Joe, you are correct that this mis-defintion is the one used by MMT and "some", like RMM, in the monetary sovereignty world out there.
But it's just plain wrong.
I cite "The Legal Aspect of Money", by F.A. Mann, wherein the 'legal' actions of the sovereign are defined, being non-transferable, once a nation has advanced its money-system statutes (currency units and legal tender laws and practices.)
Also I cite the book titled "Monetary Sovereignty - The Politics of Central Banking in Western Europe" by Euro-economist Dr. John B. Goodman, wherein he describes the matter exactly as to the relationships that various European Union countries have advanced (????).
It is only perhaps OK, Joe, to postulate a non-truth because the limited MMT money-school USES its own errant definitions to advance its own errant conclusions ..... here that the sovereign can readily issue its own income.
Only by passing the Kucinich Bill could that happen.
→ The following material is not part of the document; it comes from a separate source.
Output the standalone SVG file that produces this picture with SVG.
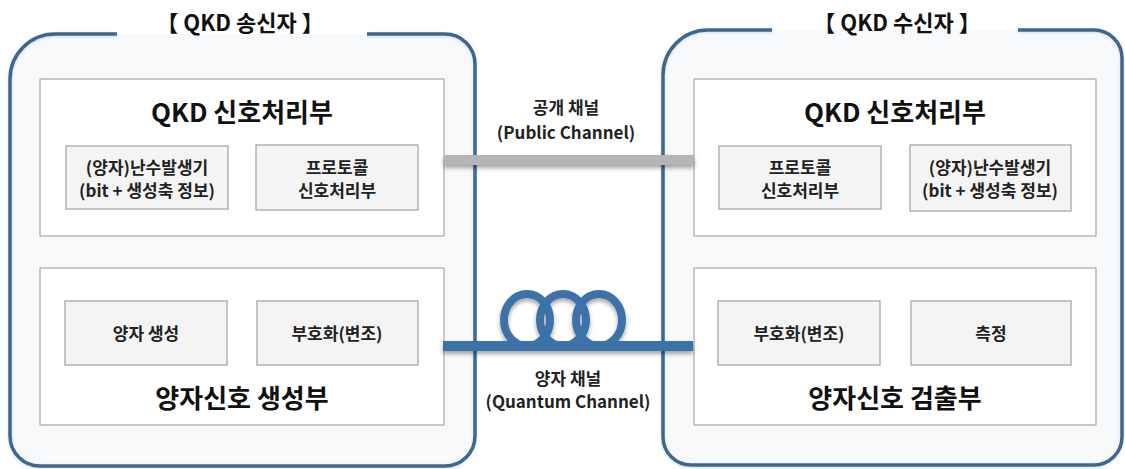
<svg xmlns="http://www.w3.org/2000/svg" width="1125" height="469" viewBox="0 0 1125 469">
<defs>
<style>
.outer-fill{fill:#f8f9fa;stroke:none}
.outer{fill:none;stroke:#41668f;stroke-width:3.5}
.inner{fill:#ffffff;stroke:#a9a9a9;stroke-width:1.2}
.sub{fill:#f4f4f4;stroke:#a0a0a0;stroke-width:1.2}
.t{font-family:"Malgun Gothic","Noto Sans CJK KR","Noto Sans",sans-serif;fill:#111111;text-anchor:middle}
.title{font-size:22px;font-weight:bold}
.main{font-size:26px;font-weight:bold}
.lbl{font-size:17px;font-weight:bold;fill:#222222}
.ch{font-size:17px;font-weight:bold;fill:#222222}
</style>
<filter id="sh" filterUnits="userSpaceOnUse" x="400" y="100" width="340" height="300">
<feDropShadow dx="0" dy="3" stdDeviation="2" flood-color="#000" flood-opacity="0.35"/>
</filter>
<filter id="osh" x="-5%" y="-5%" width="110%" height="110%">
<feDropShadow dx="0" dy="1" stdDeviation="1.5" flood-color="#9fc3e6" flood-opacity="0.5"/>
</filter>
</defs>
<rect width="1125" height="469" fill="#ffffff"/>

<g id="sender">
<path class="outer-fill" d="M55 34 H445 A30 30 0 0 1 475 64 V436 A30 30 0 0 1 445 466 H40 A30 30 0 0 1 10 436 V79 A45 45 0 0 1 55 34 Z"/>
<path class="outer" filter="url(#osh)" d="M367 34 H445 A30 30 0 0 1 475 64 V436 A30 30 0 0 1 445 466 H40 A30 30 0 0 1 10 436 V79 A45 45 0 0 1 55 34 H117"/>
<text class="t title" x="240" y="31">【 QKD 송신자 】</text>
<g id="sender-proc">
<rect class="inner" x="40" y="79" width="404" height="157"/>
<text class="t main" x="242" y="122">QKD 신호처리부</text>
<g id="sender-rng">
<rect class="sub" x="66" y="146" width="162" height="63"/>
<text class="t lbl" x="147" y="174">(양자)난수발생기</text>
<text class="t lbl" x="147" y="197">(bit + 생성축 정보)</text>
</g>
<g id="sender-protocol">
<rect class="sub" x="256" y="145" width="162" height="65"/>
<text class="t lbl" x="337" y="174">프로토콜</text>
<text class="t lbl" x="337" y="197">신호처리부</text>
</g>
</g>
<g id="sender-gen">
<rect class="inner" x="40" y="268" width="404" height="157"/>
<text class="t main" x="242" y="408">양자신호 생성부</text>
<g id="sender-qgen">
<rect class="sub" x="65" y="301" width="162" height="64"/>
<text class="t lbl" x="146" y="340">양자 생성</text>
</g>
<g id="sender-enc">
<rect class="sub" x="257" y="301" width="161" height="64"/>
<text class="t lbl" x="337" y="340">부호화(변조)</text>
</g>
</g>
</g>

<g id="receiver">
<path class="outer-fill" d="M708 30 H1094 A28 28 0 0 1 1122 58 V437 A28 28 0 0 1 1094 465 H691 A28 28 0 0 1 663 437 V75 A45 45 0 0 1 708 30 Z"/>
<path class="outer" filter="url(#osh)" d="M1018 30 H1094 A28 28 0 0 1 1122 58 V437 A28 28 0 0 1 1094 465 H691 A28 28 0 0 1 663 437 V75 A45 45 0 0 1 708 30 H772"/>
<text class="t title" x="897" y="31">【 QKD 수신자 】</text>
<g id="receiver-proc">
<rect class="inner" x="694" y="79" width="402" height="157"/>
<text class="t main" x="895" y="122">QKD 신호처리부</text>
<g id="receiver-protocol">
<rect class="sub" x="719" y="146" width="162" height="63"/>
<text class="t lbl" x="800" y="174">프로토콜</text>
<text class="t lbl" x="800" y="197">신호처리부</text>
</g>
<g id="receiver-rng">
<rect class="sub" x="910" y="145" width="161" height="66"/>
<text class="t lbl" x="990" y="174">(양자)난수발생기</text>
<text class="t lbl" x="990" y="197">(bit + 생성축 정보)</text>
</g>
</g>
<g id="receiver-det">
<rect class="inner" x="694" y="268" width="402" height="157"/>
<text class="t main" x="895" y="408">양자신호 검출부</text>
<g id="receiver-enc">
<rect class="sub" x="718" y="301" width="162" height="64"/>
<text class="t lbl" x="799" y="340">부호화(변조)</text>
</g>
<g id="receiver-meas">
<rect class="sub" x="911" y="301" width="160" height="64"/>
<text class="t lbl" x="991" y="340">측정</text>
</g>
</g>
</g>

<g id="connectors">
<g id="public-channel">
<rect x="444" y="155" width="250" height="10" fill="#b5b5b5" filter="url(#sh)"/>
<text class="t ch" x="566" y="114">공개 채널</text>
<text class="t ch" x="566" y="139">(Public Channel)</text>
</g>
<g id="quantum-channel">
<g filter="url(#sh)" stroke="#3e72a8" fill="none">
<line x1="443" y1="346" x2="693" y2="346" stroke-width="10"/>
<ellipse cx="527" cy="320" rx="23" ry="26" stroke-width="8"/>
<ellipse cx="563" cy="320" rx="23" ry="26" stroke-width="8"/>
<ellipse cx="599" cy="320" rx="23" ry="26" stroke-width="8"/>
</g>
<text class="t ch" x="568" y="385">양자 채널</text>
<text class="t ch" x="568" y="408">(Quantum Channel)</text>
</g>
</g>
</svg>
The result is the spread of mis-information and misunderstandings, and ESPECIALLY, for me, wipes out the importance of sovereign monetary "autonomy" and 'independence' with regard to the advancement of public policy.

Some day, some one, of the MMT belief system, will turn around and look them square in the eye, and say, "hey, that's just not accurate", and demand accuracy.
Marc Lavoie did the former. We need more like his "Friendly critique of MMT".

I have run these truisms by RMM a dozen times ..... he doesn't care what these legal and monetary economic leaders have to say, he already has the title of his website, and he ain't gonna change.

Of course, the best source of information with regard to exactly what sovereign money is all about, and how to fix this crappy private-issuance system is what German Economist Dr. Joseph Huber has put together over at his website.

Thanks, Joe

letsgetitdone's picture
Submitted by letsgetitdone on

Thanks you, Joe. Sometimes I argue over definitions, when I think the arguments are important from a political point of view. I think I understand why you're arguing for the definition you think is "accurate." But definitions aren't accurate or inaccurate, though they are fallible and can be false if they distort the way the world is.

In this case, however, the MMTers, me included are clear. MS = non-convertible fiat currency + floating exchange rate + no debts in any foreign currency. Then the statements they (we) make in relation to that definition do work and don't distort the world. So, from my point of view I don't have to call that monetary sovereignty, I can call it a case of a government using a sovereign fiat currency and distinguish two types within that category. Type 1 is a sovereign fiat currency system in which government institutions create all the money, while type 2 is a sovereign fiat system where in which private institutions authorized and regulated by the government create most of the money, but where the government has the legal means to create as much money as it wants to.

I argue that while there are important differences between these two types of sovereign fiat currency systems, neither one is subject to government insolvency. So, now we can forget about that and begin to discuss the differences between the two types.